- **GOAL**
Your task is to transcribe all the entries exactly, excluding pictures.

[START EXTRACTED INFORMATION]

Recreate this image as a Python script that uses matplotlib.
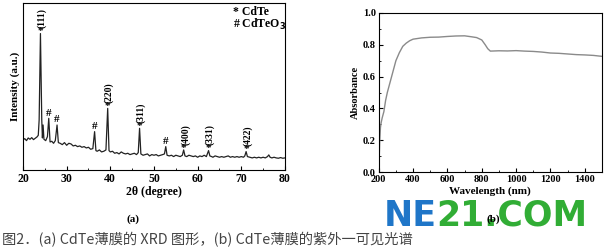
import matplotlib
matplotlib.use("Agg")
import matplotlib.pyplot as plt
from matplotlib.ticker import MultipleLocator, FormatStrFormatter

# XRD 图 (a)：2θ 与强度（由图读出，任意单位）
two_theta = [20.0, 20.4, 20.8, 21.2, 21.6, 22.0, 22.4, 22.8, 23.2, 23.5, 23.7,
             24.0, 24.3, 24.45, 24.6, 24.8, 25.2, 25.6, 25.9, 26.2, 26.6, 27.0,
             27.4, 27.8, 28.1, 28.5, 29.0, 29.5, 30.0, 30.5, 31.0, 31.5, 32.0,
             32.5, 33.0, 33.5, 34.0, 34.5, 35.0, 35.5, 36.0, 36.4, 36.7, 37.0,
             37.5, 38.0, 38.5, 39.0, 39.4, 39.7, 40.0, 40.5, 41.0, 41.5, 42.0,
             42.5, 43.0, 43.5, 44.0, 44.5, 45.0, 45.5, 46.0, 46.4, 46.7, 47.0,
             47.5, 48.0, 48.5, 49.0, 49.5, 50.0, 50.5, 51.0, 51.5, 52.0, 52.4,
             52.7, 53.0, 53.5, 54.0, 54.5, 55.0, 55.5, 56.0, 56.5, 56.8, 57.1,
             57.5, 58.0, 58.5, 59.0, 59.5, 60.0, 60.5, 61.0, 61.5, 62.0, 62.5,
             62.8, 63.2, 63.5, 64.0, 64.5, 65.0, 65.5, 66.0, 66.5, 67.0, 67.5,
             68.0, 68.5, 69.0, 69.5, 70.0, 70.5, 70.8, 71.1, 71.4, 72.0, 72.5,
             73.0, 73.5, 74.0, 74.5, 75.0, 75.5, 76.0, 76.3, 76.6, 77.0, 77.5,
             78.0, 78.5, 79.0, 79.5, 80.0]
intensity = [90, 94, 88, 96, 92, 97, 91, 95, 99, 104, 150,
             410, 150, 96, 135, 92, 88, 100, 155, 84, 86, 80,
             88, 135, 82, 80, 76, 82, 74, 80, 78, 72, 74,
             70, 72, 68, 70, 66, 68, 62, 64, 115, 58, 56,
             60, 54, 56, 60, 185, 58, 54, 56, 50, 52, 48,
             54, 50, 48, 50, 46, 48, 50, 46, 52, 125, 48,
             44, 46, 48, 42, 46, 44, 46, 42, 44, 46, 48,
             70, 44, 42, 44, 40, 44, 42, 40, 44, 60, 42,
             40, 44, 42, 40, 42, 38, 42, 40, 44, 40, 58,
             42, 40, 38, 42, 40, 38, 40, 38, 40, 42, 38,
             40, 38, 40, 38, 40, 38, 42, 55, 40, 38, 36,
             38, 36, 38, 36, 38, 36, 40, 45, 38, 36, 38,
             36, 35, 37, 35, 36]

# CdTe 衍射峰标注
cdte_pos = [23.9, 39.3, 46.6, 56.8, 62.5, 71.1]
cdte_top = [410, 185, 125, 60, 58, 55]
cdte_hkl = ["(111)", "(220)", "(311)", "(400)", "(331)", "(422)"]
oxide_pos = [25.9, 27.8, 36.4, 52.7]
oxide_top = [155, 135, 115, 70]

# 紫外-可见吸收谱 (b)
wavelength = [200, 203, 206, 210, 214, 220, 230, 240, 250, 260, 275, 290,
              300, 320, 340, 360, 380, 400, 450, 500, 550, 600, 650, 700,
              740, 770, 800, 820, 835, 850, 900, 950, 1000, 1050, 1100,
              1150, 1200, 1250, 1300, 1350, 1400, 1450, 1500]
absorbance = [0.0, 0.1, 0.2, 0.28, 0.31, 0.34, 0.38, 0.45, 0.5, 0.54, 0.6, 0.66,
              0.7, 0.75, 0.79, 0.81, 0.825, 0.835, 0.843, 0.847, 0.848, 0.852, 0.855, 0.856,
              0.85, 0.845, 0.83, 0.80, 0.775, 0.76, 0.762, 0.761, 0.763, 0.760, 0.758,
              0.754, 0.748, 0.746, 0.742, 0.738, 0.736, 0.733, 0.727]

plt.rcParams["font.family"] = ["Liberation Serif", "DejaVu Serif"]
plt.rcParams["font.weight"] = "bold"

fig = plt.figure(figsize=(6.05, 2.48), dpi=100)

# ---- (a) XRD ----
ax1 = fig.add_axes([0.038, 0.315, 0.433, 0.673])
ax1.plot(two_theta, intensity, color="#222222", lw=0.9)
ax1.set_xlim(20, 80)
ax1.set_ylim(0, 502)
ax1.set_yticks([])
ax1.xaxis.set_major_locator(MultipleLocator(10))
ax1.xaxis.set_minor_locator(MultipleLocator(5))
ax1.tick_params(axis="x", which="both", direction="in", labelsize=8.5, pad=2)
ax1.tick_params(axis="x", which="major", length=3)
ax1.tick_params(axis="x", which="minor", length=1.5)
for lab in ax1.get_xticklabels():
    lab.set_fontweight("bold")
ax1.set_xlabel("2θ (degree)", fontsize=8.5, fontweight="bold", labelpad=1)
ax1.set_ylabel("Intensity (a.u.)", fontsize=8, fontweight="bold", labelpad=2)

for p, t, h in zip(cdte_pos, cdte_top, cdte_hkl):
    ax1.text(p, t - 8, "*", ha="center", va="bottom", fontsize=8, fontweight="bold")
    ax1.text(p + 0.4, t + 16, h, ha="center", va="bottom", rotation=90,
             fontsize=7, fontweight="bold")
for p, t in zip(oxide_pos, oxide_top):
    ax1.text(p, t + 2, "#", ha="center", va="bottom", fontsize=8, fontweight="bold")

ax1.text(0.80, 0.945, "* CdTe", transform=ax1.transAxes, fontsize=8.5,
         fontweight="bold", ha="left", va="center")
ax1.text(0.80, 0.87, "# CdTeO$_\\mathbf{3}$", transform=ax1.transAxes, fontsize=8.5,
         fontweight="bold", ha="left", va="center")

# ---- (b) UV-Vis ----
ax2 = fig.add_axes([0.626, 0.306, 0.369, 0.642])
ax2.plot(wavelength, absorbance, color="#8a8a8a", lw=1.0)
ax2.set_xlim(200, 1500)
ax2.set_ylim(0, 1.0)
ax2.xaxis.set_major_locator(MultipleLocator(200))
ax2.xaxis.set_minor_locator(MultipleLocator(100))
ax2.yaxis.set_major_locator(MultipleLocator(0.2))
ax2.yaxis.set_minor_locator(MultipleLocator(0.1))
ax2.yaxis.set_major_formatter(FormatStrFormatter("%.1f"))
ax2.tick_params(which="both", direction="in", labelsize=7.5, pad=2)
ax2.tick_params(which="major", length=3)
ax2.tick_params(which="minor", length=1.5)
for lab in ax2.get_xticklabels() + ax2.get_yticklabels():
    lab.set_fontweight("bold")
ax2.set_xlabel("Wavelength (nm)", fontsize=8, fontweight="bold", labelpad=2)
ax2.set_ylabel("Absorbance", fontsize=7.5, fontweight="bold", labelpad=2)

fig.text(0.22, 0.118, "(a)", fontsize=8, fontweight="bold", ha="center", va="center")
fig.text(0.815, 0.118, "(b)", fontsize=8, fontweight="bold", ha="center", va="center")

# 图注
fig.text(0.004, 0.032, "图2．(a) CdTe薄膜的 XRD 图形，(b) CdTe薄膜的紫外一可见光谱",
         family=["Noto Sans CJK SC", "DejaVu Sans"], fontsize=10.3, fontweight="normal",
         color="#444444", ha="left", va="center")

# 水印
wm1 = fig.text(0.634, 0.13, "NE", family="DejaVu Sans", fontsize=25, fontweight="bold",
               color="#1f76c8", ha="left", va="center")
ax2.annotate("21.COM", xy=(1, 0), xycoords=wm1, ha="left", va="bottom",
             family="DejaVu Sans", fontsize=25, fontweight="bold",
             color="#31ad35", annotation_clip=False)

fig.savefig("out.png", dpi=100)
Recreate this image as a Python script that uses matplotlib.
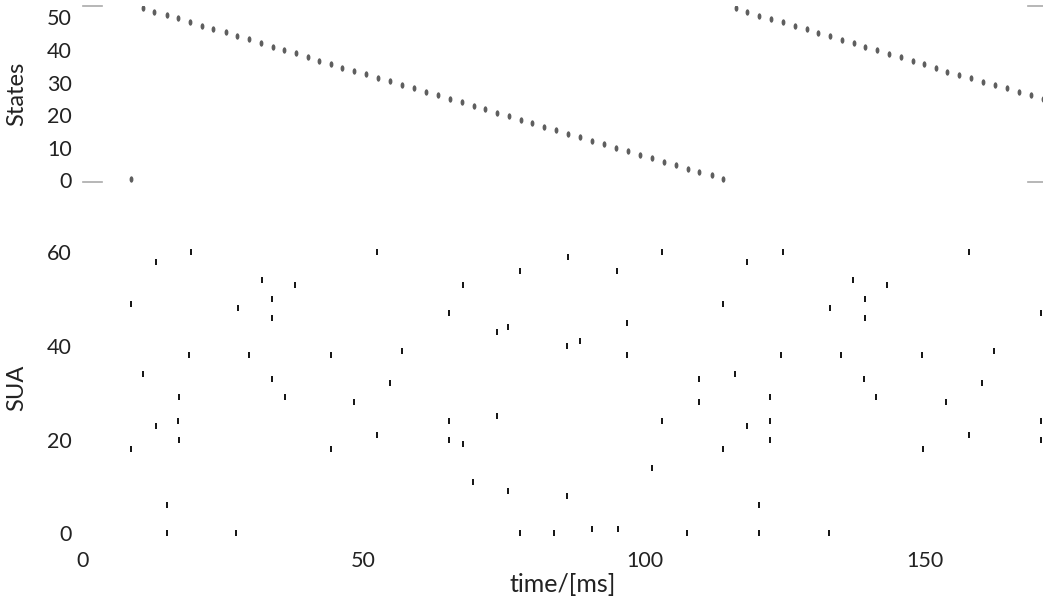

[END EXTRACTED INFORMATION]

- **COMPLETE ANSWER**
Recreate this image as a Python script that uses matplotlib.
import matplotlib
matplotlib.use("Agg")
import matplotlib.pyplot as plt
from matplotlib.ticker import MultipleLocator, FormatStrFormatter

# XRD 图 (a)：2θ 与强度（由图读出，任意单位）
two_theta = [20.0, 20.4, 20.8, 21.2, 21.6, 22.0, 22.4, 22.8, 23.2, 23.5, 23.7,
             24.0, 24.3, 24.45, 24.6, 24.8, 25.2, 25.6, 25.9, 26.2, 26.6, 27.0,
             27.4, 27.8, 28.1, 28.5, 29.0, 29.5, 30.0, 30.5, 31.0, 31.5, 32.0,
             32.5, 33.0, 33.5, 34.0, 34.5, 35.0, 35.5, 36.0, 36.4, 36.7, 37.0,
             37.5, 38.0, 38.5, 39.0, 39.4, 39.7, 40.0, 40.5, 41.0, 41.5, 42.0,
             42.5, 43.0, 43.5, 44.0, 44.5, 45.0, 45.5, 46.0, 46.4, 46.7, 47.0,
             47.5, 48.0, 48.5, 49.0, 49.5, 50.0, 50.5, 51.0, 51.5, 52.0, 52.4,
             52.7, 53.0, 53.5, 54.0, 54.5, 55.0, 55.5, 56.0, 56.5, 56.8, 57.1,
             57.5, 58.0, 58.5, 59.0, 59.5, 60.0, 60.5, 61.0, 61.5, 62.0, 62.5,
             62.8, 63.2, 63.5, 64.0, 64.5, 65.0, 65.5, 66.0, 66.5, 67.0, 67.5,
             68.0, 68.5, 69.0, 69.5, 70.0, 70.5, 70.8, 71.1, 71.4, 72.0, 72.5,
             73.0, 73.5, 74.0, 74.5, 75.0, 75.5, 76.0, 76.3, 76.6, 77.0, 77.5,
             78.0, 78.5, 79.0, 79.5, 80.0]
intensity = [90, 94, 88, 96, 92, 97, 91, 95, 99, 104, 150,
             410, 150, 96, 135, 92, 88, 100, 155, 84, 86, 80,
             88, 135, 82, 80, 76, 82, 74, 80, 78, 72, 74,
             70, 72, 68, 70, 66, 68, 62, 64, 115, 58, 56,
             60, 54, 56, 60, 185, 58, 54, 56, 50, 52, 48,
             54, 50, 48, 50, 46, 48, 50, 46, 52, 125, 48,
             44, 46, 48, 42, 46, 44, 46, 42, 44, 46, 48,
             70, 44, 42, 44, 40, 44, 42, 40, 44, 60, 42,
             40, 44, 42, 40, 42, 38, 42, 40, 44, 40, 58,
             42, 40, 38, 42, 40, 38, 40, 38, 40, 42, 38,
             40, 38, 40, 38, 40, 38, 42, 55, 40, 38, 36,
             38, 36, 38, 36, 38, 36, 40, 45, 38, 36, 38,
             36, 35, 37, 35, 36]

# CdTe 衍射峰标注
cdte_pos = [23.9, 39.3, 46.6, 56.8, 62.5, 71.1]
cdte_top = [410, 185, 125, 60, 58, 55]
cdte_hkl = ["(111)", "(220)", "(311)", "(400)", "(331)", "(422)"]
oxide_pos = [25.9, 27.8, 36.4, 52.7]
oxide_top = [155, 135, 115, 70]

# 紫外-可见吸收谱 (b)
wavelength = [200, 203, 206, 210, 214, 220, 230, 240, 250, 260, 275, 290,
              300, 320, 340, 360, 380, 400, 450, 500, 550, 600, 650, 700,
              740, 770, 800, 820, 835, 850, 900, 950, 1000, 1050, 1100,
              1150, 1200, 1250, 1300, 1350, 1400, 1450, 1500]
absorbance = [0.0, 0.1, 0.2, 0.28, 0.31, 0.34, 0.38, 0.45, 0.5, 0.54, 0.6, 0.66,
              0.7, 0.75, 0.79, 0.81, 0.825, 0.835, 0.843, 0.847, 0.848, 0.852, 0.855, 0.856,
              0.85, 0.845, 0.83, 0.80, 0.775, 0.76, 0.762, 0.761, 0.763, 0.760, 0.758,
              0.754, 0.748, 0.746, 0.742, 0.738, 0.736, 0.733, 0.727]

plt.rcParams["font.family"] = ["Liberation Serif", "DejaVu Serif"]
plt.rcParams["font.weight"] = "bold"

fig = plt.figure(figsize=(6.05, 2.48), dpi=100)

# ---- (a) XRD ----
ax1 = fig.add_axes([0.038, 0.315, 0.433, 0.673])
ax1.plot(two_theta, intensity, color="#222222", lw=0.9)
ax1.set_xlim(20, 80)
ax1.set_ylim(0, 502)
ax1.set_yticks([])
ax1.xaxis.set_major_locator(MultipleLocator(10))
ax1.xaxis.set_minor_locator(MultipleLocator(5))
ax1.tick_params(axis="x", which="both", direction="in", labelsize=8.5, pad=2)
ax1.tick_params(axis="x", which="major", length=3)
ax1.tick_params(axis="x", which="minor", length=1.5)
for lab in ax1.get_xticklabels():
    lab.set_fontweight("bold")
ax1.set_xlabel("2θ (degree)", fontsize=8.5, fontweight="bold", labelpad=1)
ax1.set_ylabel("Intensity (a.u.)", fontsize=8, fontweight="bold", labelpad=2)

for p, t, h in zip(cdte_pos, cdte_top, cdte_hkl):
    ax1.text(p, t - 8, "*", ha="center", va="bottom", fontsize=8, fontweight="bold")
    ax1.text(p + 0.4, t + 16, h, ha="center", va="bottom", rotation=90,
             fontsize=7, fontweight="bold")
for p, t in zip(oxide_pos, oxide_top):
    ax1.text(p, t + 2, "#", ha="center", va="bottom", fontsize=8, fontweight="bold")

ax1.text(0.80, 0.945, "* CdTe", transform=ax1.transAxes, fontsize=8.5,
         fontweight="bold", ha="left", va="center")
ax1.text(0.80, 0.87, "# CdTeO$_\\mathbf{3}$", transform=ax1.transAxes, fontsize=8.5,
         fontweight="bold", ha="left", va="center")

# ---- (b) UV-Vis ----
ax2 = fig.add_axes([0.626, 0.306, 0.369, 0.642])
ax2.plot(wavelength, absorbance, color="#8a8a8a", lw=1.0)
ax2.set_xlim(200, 1500)
ax2.set_ylim(0, 1.0)
ax2.xaxis.set_major_locator(MultipleLocator(200))
ax2.xaxis.set_minor_locator(MultipleLocator(100))
ax2.yaxis.set_major_locator(MultipleLocator(0.2))
ax2.yaxis.set_minor_locator(MultipleLocator(0.1))
ax2.yaxis.set_major_formatter(FormatStrFormatter("%.1f"))
ax2.tick_params(which="both", direction="in", labelsize=7.5, pad=2)
ax2.tick_params(which="major", length=3)
ax2.tick_params(which="minor", length=1.5)
for lab in ax2.get_xticklabels() + ax2.get_yticklabels():
    lab.set_fontweight("bold")
ax2.set_xlabel("Wavelength (nm)", fontsize=8, fontweight="bold", labelpad=2)
ax2.set_ylabel("Absorbance", fontsize=7.5, fontweight="bold", labelpad=2)

fig.text(0.22, 0.118, "(a)", fontsize=8, fontweight="bold", ha="center", va="center")
fig.text(0.815, 0.118, "(b)", fontsize=8, fontweight="bold", ha="center", va="center")

# 图注
fig.text(0.004, 0.032, "图2．(a) CdTe薄膜的 XRD 图形，(b) CdTe薄膜的紫外一可见光谱",
         family=["Noto Sans CJK SC", "DejaVu Sans"], fontsize=10.3, fontweight="normal",
         color="#444444", ha="left", va="center")

# 水印
wm1 = fig.text(0.634, 0.13, "NE", family="DejaVu Sans", fontsize=25, fontweight="bold",
               color="#1f76c8", ha="left", va="center")
ax2.annotate("21.COM", xy=(1, 0), xycoords=wm1, ha="left", va="bottom",
             family="DejaVu Sans", fontsize=25, fontweight="bold",
             color="#31ad35", annotation_clip=False)

fig.savefig("out.png", dpi=100)
Recreate this image as a Python script that uses matplotlib.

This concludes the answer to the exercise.